Friday, August 26, 2016

A fried cake by any other name

I downloaded an eBook I found online called "Bohemian-American Cook Book," which I thought might be amusing and possibly useful. It is a translation into English of a cookbook originally published in Bohemian by one Marie Rosický in 1915. It is intended for the daughters of Bohemian immigrants who, to Mrs. Rosický's sorrow, cannot read the language of their forebears.


There are exactly 1000 recipes in 43 categories covering, literally, soup to nuts. Some are for dishes I would never prepare, much less eat (jellied carp, calf’s brains) and things I don’t even know what they are (sago soup, breaded salsify). But, to warm the heart of any grandchild of a Bohemian grandma, there are 29 recipes for dumplings.

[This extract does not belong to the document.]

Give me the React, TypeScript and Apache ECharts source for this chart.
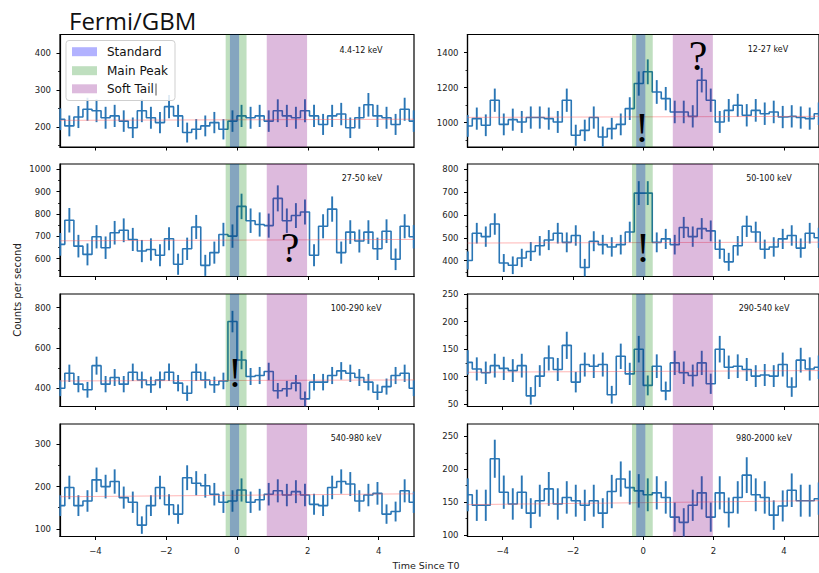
import React, { useEffect, useRef } from "react";
import * as echarts from "echarts";

// Light-curve binning: 40 bins of 0.256 s spanning T0 ± 5.12 s
const BIN_WIDTH = 0.256;
const BIN_START = -5.12;
const binCenters = Array.from({ length: 40 }, (_, i) => +(BIN_START + (i + 0.5) * BIN_WIDTH).toFixed(3));

// Count rates (counts / s) per energy channel
const rate_4_12 = [221, 203, 227, 248, 244, 225, 230, 216, 198, 244, 225, 212, 255, 230, 185, 194, 203, 212, 194, 216, 230, 225, 230, 216, 244, 230, 225, 244, 230, 207, 230, 235, 198, 225, 260, 230, 225, 207, 248, 216];
const rate_12_27 = [981, 1023, 985, 1128, 990, 1017, 1004, 1029, 1029, 1023, 1004, 1128, 928, 956, 1029, 918, 966, 990, 1080, 1223, 1290, 1175, 1137, 1061, 1061, 1036, 1242, 1128, 1004, 1070, 1099, 1042, 1070, 1051, 1061, 1032, 1036, 1029, 1023, 1051];
const rate_27_50 = [664, 772, 656, 619, 698, 649, 716, 727, 686, 634, 641, 615, 689, 575, 644, 742, 570, 627, 708, 701, 834, 770, 753, 748, 870, 770, 793, 809, 615, 745, 822, 627, 719, 679, 719, 644, 723, 597, 745, 698];
const rate_50_100 = [401, 520, 505, 560, 390, 380, 412, 440, 465, 490, 520, 480, 510, 370, 485, 470, 460, 470, 525, 695, 695, 480, 495, 470, 545, 505, 540, 530, 450, 395, 465, 550, 525, 450, 460, 495, 510, 455, 520, 500];
const rate_100_290 = [400, 474, 420, 392, 512, 420, 453, 420, 479, 441, 417, 441, 479, 425, 375, 479, 441, 417, 436, 731, 540, 458, 463, 483, 387, 397, 425, 347, 430, 430, 463, 486, 474, 453, 430, 380, 408, 463, 474, 400];
const rate_290_540 = [126, 114, 107, 120, 115, 111, 120, 65, 101, 134, 113, 157, 90, 122, 119, 122, 67, 137, 105, 150, 84, 119, 74, 125, 107, 102, 125, 87, 150, 117, 119, 113, 101, 103, 101, 122, 81, 130, 114, 117];
const rate_540_980 = [155, 198, 155, 166, 216, 200, 212, 174, 163, 109, 155, 198, 157, 135, 221, 208, 202, 182, 163, 166, 192, 163, 169, 182, 190, 180, 188, 180, 158, 155, 198, 212, 206, 166, 180, 184, 135, 141, 190, 163];
const rate_980_2000 = [161, 145, 145, 216, 165, 147, 165, 133, 152, 170, 147, 157, 152, 145, 152, 133, 166, 185, 172, 167, 161, 164, 157, 127, 119, 145, 164, 127, 164, 134, 157, 191, 161, 157, 130, 144, 168, 152, 152, 155];

// Background model level at t = -5 s and t = +5 s
const bg_4_12 = [218, 221];
const bg_12_27 = [1030, 1036];
const bg_27_50 = [680, 686];
const bg_50_100 = [477, 481];
const bg_100_290 = [436, 441];
const bg_290_540 = [108, 111];
const bg_540_980 = [176, 183];
const bg_980_2000 = [146, 152];

// Time windows (s since T0)
const standardWindow = [-0.2, 0.06];
const mainPeakWindow = [-0.32, 0.27];
const softTailWindow = [0.84, 1.98];
const windowNames = ["Standard", "Main Peak", "Soft Tail"];

// Tick labels
const xTicks = [-4, -2, 0, 2, 4];
const yTicks_4_12 = [200, 300, 400];
const yMinor_4_12 = [150, 250, 350];
const yTicks_12_27 = [1000, 1200, 1400];
const yMinor_12_27 = [900, 1100, 1300];
const yTicks_27_50 = [600, 700, 800, 900, 1000];
const yMinor_27_50 = [550, 650, 750, 850, 950];
const yTicks_50_100 = [400, 500, 600, 700, 800];
const yMinor_50_100 = [350, 450, 550, 650, 750];
const yTicks_100_290 = [400, 600, 800];
const yMinor_100_290 = [500, 700];
const yTicks_290_540 = [50, 100, 150, 200, 250];
const yMinor_290_540 = [75, 125, 175, 225];
const yTicks_540_980 = [100, 200, 300];
const yMinor_540_980 = [150, 250];
const yTicks_980_2000 = [100, 150, 200, 250];
const yMinor_980_2000 = [125, 175, 225];

const channelNames = ["4.4-12 keV", "12-27 keV", "27-50 keV", "50-100 keV", "100-290 keV", "290-540 keV", "540-980 keV", "980-2000 keV"];

const LINE_BLUE = "#2a76b5";
const FONT = "DejaVu Sans";
const WINDOW_COLORS = ["rgba(0,0,255,0.3)", "rgba(0,128,0,0.25)", "rgba(128,0,128,0.27)"];

const LEFT_X = 60;
const LEFT_W = 354;
const RIGHT_X = 467.5;
const RIGHT_W = 356;
const ROW_TOPS = [34.5, 164, 294, 424];
const PANEL_H = 112.5;

const panels = [
  { rates: rate_4_12, bg: bg_4_12, yMin: 146, yMax: 450, ticks: yTicks_4_12, minor: yMinor_4_12, col: 0, row: 0, labelX: 361, labelY: 50 },
  { rates: rate_12_27, bg: bg_12_27, yMin: 861, yMax: 1503, ticks: yTicks_12_27, minor: yMinor_12_27, col: 1, row: 0, labelX: 768, labelY: 49 },
  { rates: rate_27_50, bg: bg_27_50, yMin: 520, yMax: 1024, ticks: yTicks_27_50, minor: yMinor_27_50, col: 0, row: 1, labelX: 362, labelY: 178 },
  { rates: rate_50_100, bg: bg_50_100, yMin: 331, yMax: 822, ticks: yTicks_50_100, minor: yMinor_50_100, col: 1, row: 1, labelX: 769, labelY: 178 },
  { rates: rate_100_290, bg: bg_100_290, yMin: 309, yMax: 868, ticks: yTicks_100_290, minor: yMinor_100_290, col: 0, row: 2, labelX: 356, labelY: 308 },
  { rates: rate_290_540, bg: bg_290_540, yMin: 45.6, yMax: 250.5, ticks: yTicks_290_540, minor: yMinor_290_540, col: 1, row: 2, labelX: 764, labelY: 308 },
  { rates: rate_540_980, bg: bg_540_980, yMin: 82, yMax: 348, ticks: yTicks_540_980, minor: yMinor_540_980, col: 0, row: 3, labelX: 356, labelY: 438 },
  { rates: rate_980_2000, bg: bg_980_2000, yMin: 97.4, yMax: 269, ticks: yTicks_980_2000, minor: yMinor_980_2000, col: 1, row: 3, labelX: 764, labelY: 438 },
];

// Poisson uncertainty of a rate measured over one bin
const rateError = (rate: number) => Math.sqrt(rate / BIN_WIDTH);

const minusFormat = (v: number) => (v < 0 ? "\u2212" + Math.abs(v) : String(v));

function buildOption() {
  const grid: any[] = [];
  const xAxis: any[] = [];
  const yAxis: any[] = [];
  const series: any[] = [];
  const graphic: any[] = [];

  panels.forEach((p, i) => {
    const left = p.col === 0 ? LEFT_X : RIGHT_X;
    const width = p.col === 0 ? LEFT_W : RIGHT_W;
    grid.push({
      left,
      top: ROW_TOPS[p.row],
      width,
      height: PANEL_H,
      show: true,
      borderColor: "#000",
      borderWidth: 1.2,
      backgroundColor: "transparent",
      containLabel: false,
    });
    const bottomRow = p.row === 3;
    xAxis.push({
      type: "value",
      gridIndex: i,
      min: -5,
      max: 5,
      axisLine: { show: true, onZero: false, lineStyle: { color: "#000", width: 1.2 } },
      axisTick: { show: true, customValues: xTicks, length: 3.5, lineStyle: { color: "#000", width: 1 } },
      axisLabel: {
        show: bottomRow,
        customValues: xTicks,
        formatter: minusFormat,
        fontSize: 8.5,
        fontFamily: FONT,
        color: "#222",
        margin: 10,
      },
      splitLine: { show: false },
    });
    yAxis.push({
      type: "value",
      gridIndex: i,
      position: "left",
      min: p.yMin,
      max: p.yMax,
      axisLine: { show: true, onZero: false, lineStyle: { color: "#000", width: 1.2 } },
      axisTick: { show: true, customValues: p.ticks, length: 3.5, lineStyle: { color: "#000", width: 1 } },
      axisLabel: {
        show: true,
        customValues: p.ticks,
        formatter: (v: number) => String(v),
        fontSize: 8.5,
        fontFamily: FONT,
        color: "#222",
        margin: 9,
      },
      splitLine: { show: false },
    });
    // minor ticks share the left spine
    yAxis.push({
      type: "value",
      gridIndex: i,
      position: "left",
      offset: 0,
      min: p.yMin,
      max: p.yMax,
      axisLine: { show: false, onZero: false },
      axisTick: { show: true, customValues: p.minor, length: 2, lineStyle: { color: "#000", width: 0.8 } },
      axisLabel: { show: false },
      splitLine: { show: false },
    });

    // background model
    series.push({
      type: "line",
      xAxisIndex: i,
      yAxisIndex: 2 * i,
      data: [
        [-5, p.bg[0]],
        [5, p.bg[1]],
      ],
      symbol: "none",
      silent: true,
      z: 3,
      lineStyle: { color: "rgba(255,90,90,0.45)", width: 1 },
    });

    // step histogram
    series.push({
      type: "line",
      step: "middle",
      xAxisIndex: i,
      yAxisIndex: 2 * i,
      data: binCenters.map((x, j) => [x, p.rates[j]]),
      symbol: "none",
      silent: true,
      z: 2,
      lineStyle: { color: LINE_BLUE, width: 1.6 },
    });

    // error bars
    series.push({
      type: "custom",
      xAxisIndex: i,
      yAxisIndex: 2 * i,
      silent: true,
      z: 2,
      data: binCenters.map((x, j) => {
        const e = rateError(p.rates[j]);
        return [x, p.rates[j] - e, p.rates[j] + e];
      }),
      encode: { x: 0, y: [1, 2] },
      renderItem: (params: any, api: any) => {
        const a = api.coord([api.value(0), api.value(1)]);
        const b = api.coord([api.value(0), api.value(2)]);
        const cs = params.coordSys;
        const top = cs.y;
        const bottom = cs.y + cs.height;
        const clamp = (v: number) => Math.min(Math.max(v, top), bottom);
        return {
          type: "line",
          shape: { x1: a[0], y1: clamp(a[1]), x2: b[0], y2: clamp(b[1]) },
          style: { stroke: LINE_BLUE, lineWidth: 1.9 },
        };
      },
    });

    // shaded time windows, drawn over the light curve
    series.push({
      type: "custom",
      xAxisIndex: i,
      yAxisIndex: 2 * i,
      silent: true,
      z: 5,
      data: [
        [standardWindow[0], standardWindow[1], 0],
        [mainPeakWindow[0], mainPeakWindow[1], 1],
        [softTailWindow[0], softTailWindow[1], 2],
      ],
      encode: { x: [0, 1] },
      renderItem: (params: any, api: any) => {
        const cs = params.coordSys;
        const x0 = api.coord([api.value(0), p.yMin])[0];
        const x1 = api.coord([api.value(1), p.yMin])[0];
        return {
          type: "rect",
          shape: { x: x0, y: cs.y, width: x1 - x0, height: cs.height },
          style: { fill: WINDOW_COLORS[api.value(2)] },
        };
      },
    });

    graphic.push({
      type: "text",
      x: p.labelX,
      y: p.labelY,
      silent: true,
      style: {
        text: channelNames[i],
        fontSize: 8,
        fontFamily: FONT,
        fill: "#111",
        align: "center",
        verticalAlign: "middle",
      },
    });
  });

  // title
  graphic.push({
    type: "text",
    x: 69,
    y: 20,
    style: { text: "Fermi/GBM", fontSize: 24, fontFamily: "Open Sans", fill: "#111", align: "left", verticalAlign: "middle" },
  });

  // legend box for the time windows
  const legendRows = [51.7, 70.7, 88.8];
  graphic.push({
    type: "rect",
    z: 100,
    shape: { x: 66, y: 40.5, width: 109, height: 60, r: 3 },
    style: { fill: "rgba(255,255,255,0.85)", stroke: "#cfcfcf", lineWidth: 1 },
  });
  windowNames.forEach((name, k) => {
    graphic.push({
      type: "rect",
      z: 101,
      shape: { x: 72, y: legendRows[k] - 4.5, width: 25, height: 9 },
      style: { fill: WINDOW_COLORS[k] },
    });
    graphic.push({
      type: "text",
      z: 101,
      x: 107,
      y: legendRows[k],
      style: { text: name, fontSize: 12, fontFamily: FONT, fill: "#111", align: "left", verticalAlign: "middle" },
    });
  });
  graphic.push({
    type: "line",
    z: 101,
    shape: { x1: 156, y1: 83.5, x2: 156, y2: 95.5 },
    style: { stroke: "#222", lineWidth: 0.8 },
  });

  // annotations
  const marks = [
    { t: "!", x: 642, y: 128 },
    { t: "?", x: 698, y: 56 },
    { t: "?", x: 290, y: 248 },
    { t: "!", x: 643, y: 248 },
    { t: "!", x: 235, y: 373 },
  ];
  marks.forEach((m) => {
    graphic.push({
      type: "text",
      z: 110,
      x: m.x,
      y: m.y,
      style: { text: m.t, fontSize: 42, fontFamily: "Liberation Serif", fill: "#000", align: "center", verticalAlign: "middle" },
    });
  });

  // axis titles
  graphic.push({
    type: "text",
    x: 17,
    y: 290,
    rotation: Math.PI / 2,
    style: { text: "Counts per second", fontSize: 10, fontFamily: FONT, fill: "#222", align: "center", verticalAlign: "middle" },
  });
  graphic.push({
    type: "text",
    x: 426,
    y: 565,
    style: { text: "Time Since T0", fontSize: 9.5, fontFamily: FONT, fill: "#222", align: "center", verticalAlign: "middle" },
  });

  return {
    animation: false,
    backgroundColor: "#fff",
    grid,
    xAxis,
    yAxis,
    series,
    graphic,
  };
}

export default function App() {
  const ref = useRef<HTMLDivElement>(null);
  useEffect(() => {
    if (!ref.current) return;
    const chart = echarts.init(ref.current, undefined, { renderer: "svg" });
    chart.setOption(buildOption() as any);
    return () => chart.dispose();
  }, []);
  return (
    <div
      ref={ref}
      style={{ position: "fixed", left: 0, top: 0, width: 819, height: 573, background: "#fff" }}
    />
  );
}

Each recipe includes both an English and Bohemian name, and in the section on Doughnuts and Fried Cakes, Recipe No. 809 (Fried Cake, or Šišky) caught my eye. I loved my grandmother's Šišky (pronounced SHISH-key), which is a fried, hole-less doughnut. I got Grandma's recipe from an aunt who spoke but couldn't read Bohemian and who said she translated as Grandma gave her the recipe orally.

Here is what Marie  Rosický says to do:  Cream together half a cup of butter, four yolks, a dash of salt, a dash of grated lemon rind, a dash of mace, add a quart of warm flour, then a cake of compressed yeast dissolved in tepid cream enough to make a thick batter. Beat until the dough does not stick, then stir in two tablespoons of seedless raisins, sprinkle the dough with flour and let it rise. When it has risen, turn it out on a floured bread board, cut into small pieces, roll each into a small roll, let them rise again, then fry in deep hot fat. When done on both sides drain and dust with powdered sugar.

Except that there is no reference to the temperature of the flour, Grandma's recipe calls for the exact same ingredients in the exact same amounts and includes such instructions as "then the yeast dissolved in tepid cream enough to make a thick batter. Beat until dough does not stick."

I'm guessing Grandma didn't bring that recipe with her from the old country.